Sunday, 23 April 2017

The Void (2017)

The Void (2016 film).pngAn empty void of a film

Directors:
 Steven Kostanski, Jeremy Gillespie
Running Time: 90 Minutes
Starring: Aaron Poole, Kenneth Welsh, Daniel Fathers, Kathleen Munroe, Ellen Wong, Mik Byskov, Grace Munro, Evan Stern

Deputy Daniel Carter (Aaron Poole) finds a blood-soaked man on a deserted road, and promptly rushes him to the local, understaffed hospital. Following this, figures cloaked in white surround the hospital, while the inside is subject to mysterious and violent occurrences.

It's evident what's the films greatest achievement, and that's the effects. What's brought to the screen are a loving throwback, evidently inspired by the practical effects that were commonplace in 80's horror films. This element is placed front and centre, and is fantastic to bear witness to.

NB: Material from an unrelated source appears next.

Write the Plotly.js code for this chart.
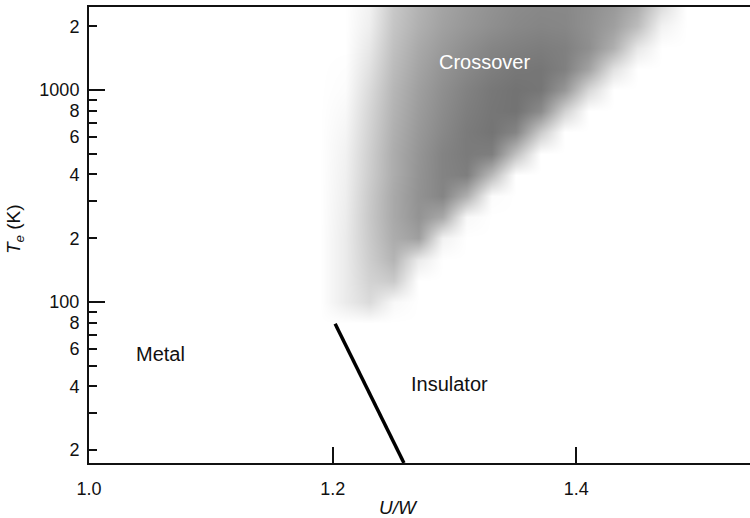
<!DOCTYPE html>
<html>
<head>
<meta charset="utf-8">
<script src="https://cdn.plot.ly/plotly-3.0.1.min.js"></script>
<style>
  html, body { margin: 0; padding: 0; background: #ffffff; }
  #chart { width: 750px; height: 518px; }
</style>
</head>
<body>
<div id="chart"></div>
<script>
// Grid of the crossover map: interaction strength U/W (columns) and electronic temperature T_e in K (rows)
const uwGrid = [1.19, 1.21, 1.23, 1.25, 1.27, 1.29, 1.31, 1.33, 1.35, 1.37,
                1.39, 1.41, 1.43, 1.45, 1.47, 1.49, 1.51, 1.53, 1.55];
const tGrid = [79.4, 100, 125.9, 158.5, 199.5, 251.2, 316.2, 398.1,
               501.2, 631.0, 794.3, 1000, 1258.9, 1584.9, 1995.3, 2511.9];

// Crossover intensity (0 = none, 1 = strongest), one row per temperature in tGrid
const crossover = [
  [0, 0,    0,    0,    0,    0,    0,    0,    0,    0,    0,    0,    0,    0,    0,    0, 0, 0, 0],
  [0, 0.12, 0.22, 0.04, 0,    0,    0,    0,    0,    0,    0,    0,    0,    0,    0,    0, 0, 0, 0],
  [0, 0.12, 0.27, 0.32, 0,    0,    0,    0,    0,    0,    0,    0,    0,    0,    0,    0, 0, 0, 0],
  [0, 0.12, 0.30, 0.45, 0.12, 0,    0,    0,    0,    0,    0,    0,    0,    0,    0,    0, 0, 0, 0],
  [0, 0.12, 0.32, 0.50, 0.58, 0.08, 0,    0,    0,    0,    0,    0,    0,    0,    0,    0, 0, 0, 0],
  [0, 0.11, 0.33, 0.52, 0.65, 0.52, 0.04, 0,    0,    0,    0,    0,    0,    0,    0,    0, 0, 0, 0],
  [0, 0.10, 0.32, 0.52, 0.66, 0.74, 0.48, 0.02, 0,    0,    0,    0,    0,    0,    0,    0, 0, 0, 0],
  [0, 0.09, 0.30, 0.50, 0.65, 0.75, 0.78, 0.42, 0,    0,    0,    0,    0,    0,    0,    0, 0, 0, 0],
  [0, 0.08, 0.29, 0.50, 0.64, 0.75, 0.80, 0.78, 0.38, 0,    0,    0,    0,    0,    0,    0, 0, 0, 0],
  [0, 0.06, 0.27, 0.48, 0.62, 0.72, 0.80, 0.84, 0.74, 0.32, 0,    0,    0,    0,    0,    0, 0, 0, 0],
  [0, 0.04, 0.25, 0.46, 0.60, 0.70, 0.78, 0.83, 0.85, 0.70, 0.28, 0,    0,    0,    0,    0, 0, 0, 0],
  [0, 0.02, 0.22, 0.44, 0.58, 0.68, 0.76, 0.82, 0.85, 0.83, 0.63, 0.24, 0,    0,    0,    0, 0, 0, 0],
  [0, 0.01, 0.18, 0.41, 0.55, 0.65, 0.72, 0.78, 0.82, 0.83, 0.77, 0.56, 0.18, 0,    0,    0, 0, 0, 0],
  [0, 0,    0.14, 0.38, 0.52, 0.61, 0.68, 0.74, 0.77, 0.79, 0.77, 0.68, 0.48, 0.14, 0,    0, 0, 0, 0],
  [0, 0,    0.10, 0.35, 0.48, 0.57, 0.63, 0.68, 0.72, 0.74, 0.73, 0.67, 0.58, 0.40, 0.08, 0, 0, 0, 0],
  [0, 0,    0.08, 0.33, 0.46, 0.55, 0.61, 0.66, 0.70, 0.72, 0.72, 0.68, 0.62, 0.50, 0.22, 0, 0, 0, 0]
];

// First-order metal-insulator transition line
const transitionUW = [1.202, 1.2585];
const transitionT = [79, 17.4];

// Axis ticks
const uwTicks = [1.0, 1.2, 1.4];
const uwTickText = ['1.0', '1.2', '1.4'];
const tTicks = [20, 30, 40, 50, 60, 70, 80, 90, 100,
                200, 300, 400, 500, 600, 700, 800, 900, 1000, 2000];
const tTickText = ['2', '', '4', '', '6', '', '8', '', '100',
                   '2', '', '4', '', '6', '', '8', '', '1000', '2'];
const tDecades = [100, 1000];

// Region labels
const regionNames = ['Metal', 'Insulator', 'Crossover'];
const regionUW = [1.059, 1.296, 1.3245];
const regionT = [57, 41, 1356];
const regionColors = ['#111111', '#111111', '#ffffff'];

const FONT = '"Liberation Sans", Arial, Helvetica, sans-serif';
const uwRange = [1.0, 1.5425];
const tRange = [Math.log10(17.4), Math.log10(2464)];

const traces = [
  {
    type: 'heatmap',
    x: uwGrid,
    y: tGrid,
    z: crossover,
    zmin: 0,
    zmax: 1,
    zsmooth: 'best',
    colorscale: [[0, 'rgb(255,255,255)'], [1, 'rgb(90,90,90)']],
    showscale: false,
    hoverinfo: 'skip'
  },
  {
    type: 'scatter',
    mode: 'lines',
    x: transitionUW,
    y: transitionT,
    yaxis: 'y2',
    line: { color: '#000000', width: 3.5 },
    showlegend: false,
    hoverinfo: 'skip'
  }
];

const annotations = regionNames.map((name, i) => ({
  x: regionUW[i], y: Math.log10(regionT[i]), xref: 'x', yref: 'y',
  text: name, showarrow: false,
  font: { family: FONT, size: 20, color: regionColors[i] }
}));

annotations.push({
  xref: 'paper', yref: 'paper', x: 0.4675, y: -0.097,
  text: '<i>U/W</i>', showarrow: false, xanchor: 'center', yanchor: 'middle',
  font: { family: FONT, size: 19, color: '#111111' }
});
annotations.push({
  xref: 'paper', yref: 'paper', x: -0.112, y: 0.513,
  text: '<i>T</i><sub><i>e</i></sub> (K)', showarrow: false, textangle: -90,
  xanchor: 'center', yanchor: 'middle',
  font: { family: FONT, size: 19, color: '#111111' }
});

const layout = {
  width: 750,
  height: 518,
  margin: { l: 89, r: 0, t: 7, b: 55 },
  paper_bgcolor: '#ffffff',
  plot_bgcolor: '#ffffff',
  showlegend: false,
  font: { family: FONT, size: 18, color: '#111111' },
  xaxis: {
    range: uwRange,
    tickmode: 'array',
    tickvals: uwTicks,
    ticktext: uwTickText,
    ticks: 'inside',
    ticklen: 16,
    tickwidth: 2,
    tickcolor: '#111111',
    showline: true,
    linewidth: 2,
    linecolor: '#111111',
    mirror: true,
    showgrid: false,
    zeroline: false,
    ticklabelstandoff: 8,
    tickfont: { family: FONT, size: 18, color: '#111111' }
  },
  yaxis: {
    type: 'log',
    range: tRange,
    tickmode: 'array',
    tickvals: tTicks,
    ticktext: tTickText,
    ticks: 'inside',
    ticklen: 8,
    tickwidth: 2,
    tickcolor: '#111111',
    showline: true,
    linewidth: 2,
    linecolor: '#111111',
    showgrid: false,
    zeroline: false,
    ticklabelstandoff: 4,
    tickfont: { family: FONT, size: 18, color: '#111111' }
  },
  yaxis2: {
    type: 'log',
    range: tRange,
    overlaying: 'y',
    side: 'left',
    anchor: 'x',
    tickmode: 'array',
    tickvals: tDecades,
    ticks: 'inside',
    ticklen: 16,
    tickwidth: 2,
    tickcolor: '#111111',
    showticklabels: false,
    showline: false,
    showgrid: false,
    zeroline: false
  },
  annotations: annotations
};

Plotly.newPlot('chart', traces, layout, { staticPlot: true, displayModeBar: false });
</script>
</body>
</html>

Image result for the void 2017 youtubeDifficulty lies in caring for these characters, when their backgrounds and character relationships are barely explored. What we're left with is a group of stock cliches, including genre favourites such as the deputy dealing with a personal loss, the mysterious outsiders who are of great help, the pregnant plot device, and the antagonist that's mainly composed of monologues. Credit where it's due, the cast do a fine job bringing alive their thinly sketched roles.

Directors Kostanski and Gillespie bring a willingness to flip between genres, and it surprisingly works in this films favour. Beginning as a hospital set survival horror, easily the films weakest portion, turns into something stronger about halfway through. The germ of an idea is evident, as the film becomes a hellish descent into a horrifying setting. Sadly, it all fails to come together in a satisfying way, but you can't fault the attempt, to deliver something more than a bog standard horror film.

There's clear appreciation for the horror genre here, with the directors drawing inspiration from the practical effects fronted flicks from the 80's. Whatever genre reverence is evident here, it's a shame The Void fails to bring it all together. The practical effects are strongly done, but seemingly at the cost of reasons to care for the characters.